## WHAT THE EXERCISE ASKS
Repeat what the lines below say, word for word, and skip every image.

start MATERIAL

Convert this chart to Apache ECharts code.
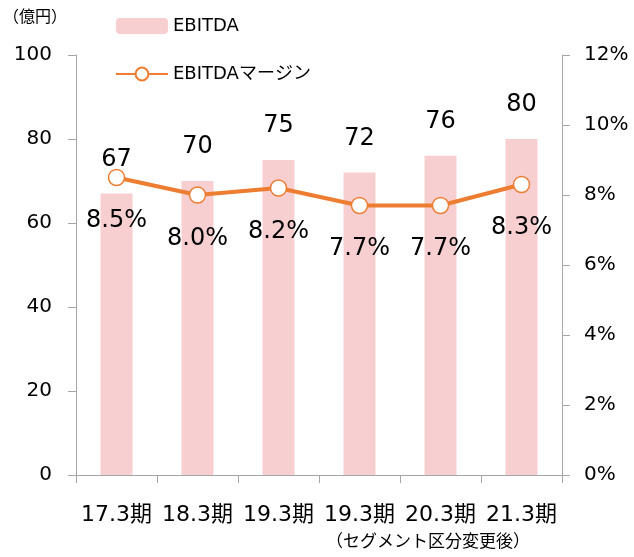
<!DOCTYPE html>
<html>
<head>
<meta charset="utf-8">
<script src="https://cdn.jsdelivr.net/npm/echarts@6/dist/echarts.min.js"></script>
<style>
html, body { margin: 0; padding: 0; background: #fff; }
#main { width: 634px; height: 557px; }
</style>
</head>
<body>
<div id="main"></div>
<script>
var categories = ['17.3期', '18.3期', '19.3期', '19.3期', '20.3期', '21.3期'];
var ebitda = [67, 70, 75, 72, 76, 80];
var margin = [8.5, 8.0, 8.2, 7.7, 7.7, 8.3];
var leftTicks = [0, 20, 40, 60, 80, 100];
var rightTicks = [0, 2, 4, 6, 8, 10, 12];

var font = '"DejaVu Sans", "Noto Sans CJK JP", sans-serif';
var axisGray = '#A6A6A6';

var chart = echarts.init(document.getElementById('main'));
var option = {
    backgroundColor: '#fff',
    textStyle: { fontFamily: font },
    animation: false,
    grid: { left: 76, right: 72, top: 55, bottom: 82, outerBoundsMode: 'none' },
    legend: {
        orient: 'vertical',
        left: 110,
        top: 12,
        itemGap: 30,
        itemWidth: 52,
        itemHeight: 16,
        textStyle: { fontSize: 18, color: '#000', fontFamily: font },
        data: ['EBITDA', 'EBITDAマージン']
    },
    graphic: [
        { type: 'text', left: 3, top: 10, style: { text: '（億円）', fontSize: 16, fill: '#000', fontFamily: font } },
        { type: 'text', left: 326, top: 534, style: { text: '（セグメント区分変更後）', fontSize: 17, fill: '#000', fontFamily: font } }
    ],
    xAxis: {
        type: 'category',
        data: categories,
        axisLine: { lineStyle: { color: axisGray } },
        axisTick: { show: true, length: 8, lineStyle: { color: axisGray } },
        axisLabel: { color: '#000', fontSize: 22, margin: 29, interval: 0, fontFamily: font }
    },
    yAxis: [{
        type: 'value',
        min: leftTicks[0],
        max: leftTicks[leftTicks.length - 1],
        interval: 20,
        splitLine: { show: false },
        axisLine: { show: true, lineStyle: { color: axisGray } },
        axisTick: { show: true, length: 8, lineStyle: { color: axisGray } },
        axisLabel: { color: '#000', fontSize: 20, margin: 24, fontFamily: font }
    }, {
        type: 'value',
        min: rightTicks[0],
        max: rightTicks[rightTicks.length - 1],
        interval: 2,
        splitLine: { show: false },
        axisLine: { show: true, lineStyle: { color: axisGray } },
        axisTick: { show: true, length: 8, lineStyle: { color: axisGray } },
        axisLabel: { color: '#000', fontSize: 20, margin: 22, formatter: '{value}%', fontFamily: font }
    }],
    series: [{
        name: 'EBITDA',
        type: 'bar',
        data: ebitda,
        barWidth: 32,
        itemStyle: { color: '#F8CFD1' },
        label: { show: true, position: 'top', distance: 22, fontSize: 24, color: '#000', fontFamily: font }
    }, {
        name: 'EBITDAマージン',
        type: 'line',
        yAxisIndex: 1,
        data: margin,
        symbol: 'circle',
        symbolSize: 16,
        lineStyle: { color: '#ED7D31', width: 4 },
        itemStyle: { color: '#fff', borderColor: '#ED7D31', borderWidth: 1.5 },
        label: {
            show: true, position: 'bottom', distance: 23, fontSize: 24, color: '#000', fontFamily: font,
            formatter: function (p) { return p.value.toFixed(1) + '%'; }
        },
        z: 5
    }]
};
chart.setOption(option);
</script>
</body>
</html>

end MATERIAL

## TASK RESULT
Convert this chart to Apache ECharts code.
<!DOCTYPE html>
<html>
<head>
<meta charset="utf-8">
<script src="https://cdn.jsdelivr.net/npm/echarts@6/dist/echarts.min.js"></script>
<style>
html, body { margin: 0; padding: 0; background: #fff; }
#main { width: 634px; height: 557px; }
</style>
</head>
<body>
<div id="main"></div>
<script>
var categories = ['17.3期', '18.3期', '19.3期', '19.3期', '20.3期', '21.3期'];
var ebitda = [67, 70, 75, 72, 76, 80];
var margin = [8.5, 8.0, 8.2, 7.7, 7.7, 8.3];
var leftTicks = [0, 20, 40, 60, 80, 100];
var rightTicks = [0, 2, 4, 6, 8, 10, 12];

var font = '"DejaVu Sans", "Noto Sans CJK JP", sans-serif';
var axisGray = '#A6A6A6';

var chart = echarts.init(document.getElementById('main'));
var option = {
    backgroundColor: '#fff',
    textStyle: { fontFamily: font },
    animation: false,
    grid: { left: 76, right: 72, top: 55, bottom: 82, outerBoundsMode: 'none' },
    legend: {
        orient: 'vertical',
        left: 110,
        top: 12,
        itemGap: 30,
        itemWidth: 52,
        itemHeight: 16,
        textStyle: { fontSize: 18, color: '#000', fontFamily: font },
        data: ['EBITDA', 'EBITDAマージン']
    },
    graphic: [
        { type: 'text', left: 3, top: 10, style: { text: '（億円）', fontSize: 16, fill: '#000', fontFamily: font } },
        { type: 'text', left: 326, top: 534, style: { text: '（セグメント区分変更後）', fontSize: 17, fill: '#000', fontFamily: font } }
    ],
    xAxis: {
        type: 'category',
        data: categories,
        axisLine: { lineStyle: { color: axisGray } },
        axisTick: { show: true, length: 8, lineStyle: { color: axisGray } },
        axisLabel: { color: '#000', fontSize: 22, margin: 29, interval: 0, fontFamily: font }
    },
    yAxis: [{
        type: 'value',
        min: leftTicks[0],
        max: leftTicks[leftTicks.length - 1],
        interval: 20,
        splitLine: { show: false },
        axisLine: { show: true, lineStyle: { color: axisGray } },
        axisTick: { show: true, length: 8, lineStyle: { color: axisGray } },
        axisLabel: { color: '#000', fontSize: 20, margin: 24, fontFamily: font }
    }, {
        type: 'value',
        min: rightTicks[0],
        max: rightTicks[rightTicks.length - 1],
        interval: 2,
        splitLine: { show: false },
        axisLine: { show: true, lineStyle: { color: axisGray } },
        axisTick: { show: true, length: 8, lineStyle: { color: axisGray } },
        axisLabel: { color: '#000', fontSize: 20, margin: 22, formatter: '{value}%', fontFamily: font }
    }],
    series: [{
        name: 'EBITDA',
        type: 'bar',
        data: ebitda,
        barWidth: 32,
        itemStyle: { color: '#F8CFD1' },
        label: { show: true, position: 'top', distance: 22, fontSize: 24, color: '#000', fontFamily: font }
    }, {
        name: 'EBITDAマージン',
        type: 'line',
        yAxisIndex: 1,
        data: margin,
        symbol: 'circle',
        symbolSize: 16,
        lineStyle: { color: '#ED7D31', width: 4 },
        itemStyle: { color: '#fff', borderColor: '#ED7D31', borderWidth: 1.5 },
        label: {
            show: true, position: 'bottom', distance: 23, fontSize: 24, color: '#000', fontFamily: font,
            formatter: function (p) { return p.value.toFixed(1) + '%'; }
        },
        z: 5
    }]
};
chart.setOption(option);
</script>
</body>
</html>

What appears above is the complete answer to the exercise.